The fourth-ranked Wildcats accomplished the victory, beating the Tigers 66-58, but getting out of town proved more difficult.

Much of Kentucky's 18-point halftime lead evaporated late, but that didn't bother Calipari, who told his players during timeouts to milk the shot clock and shorten the game.

"These kids aren't machines. They aren't robots," Calipari said. "We just played Tennessee. It was a hyped-up game. To come on the road against a team that you know plays hard . I knew it was going to be a war."

The Wildcats (22-4, 11-2 Southeastern Conference) had to spend the night, though, because a winter storm rolled into Missouri during the game.

"Every time we come here, it's either an ice storm, rain storm or snow storm," Calipari said. "I don't know if we're right outside of Anchorage or where we are."
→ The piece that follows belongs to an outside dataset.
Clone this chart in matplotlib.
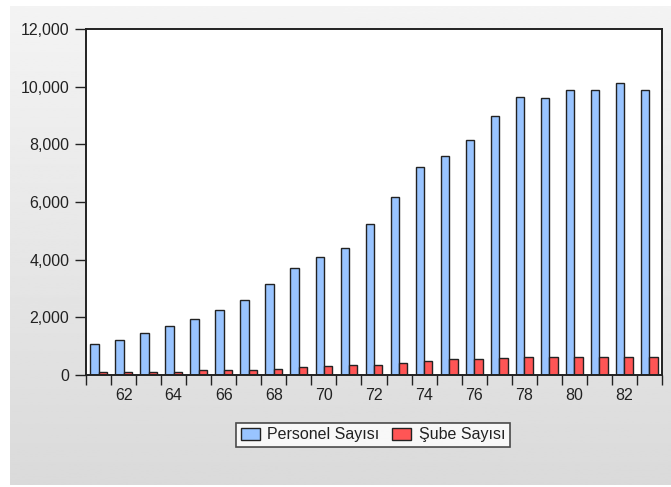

PJ Washington and Tyler Herro scored 18 points each, and Ashton Hagans added 12 for Kentucky. Ronnie Suggs led Missouri (12-13, 3-10 SEC) with 13 points, and Jordan Geist finished with 11.


Calipari said he wouldn't know Travis' status until he has an MRI, but he sounded prepared to carry on if Travis has to miss some games. Nick Richards, a 6-foot-11 sophomore forward, looked sharp off the bench, finishing with seven points and four rebounds in 13 minutes.

"If anybody has said, 'You should have been playing me more,' well, you're going to play more," Calipari said. "Have at it. Let's see how you do now."


Suggs was called to Martin's office two weeks ago. He thought his coach wanted him to watch film. Martin had a different message: He gave Suggs a scholarship. Suggs, a junior guard, had been a walk-on since transferring from Bradley after the 2016-17 season.

"I'm forever grateful for that," Suggs said of the scholarship. "I'm going to keep putting in the work and prove him right for giving me a scholarship."

Suggs made key plays down the stretch to help Missouri beat Arkansas at home on Feb. 16 and was the team's most productive offensive player against Kentucky.

"Ronnie's issue before was always Ronnie believing in Ronnie," Martin said. "There wasn't any question whether he could play. He showcased that tonight."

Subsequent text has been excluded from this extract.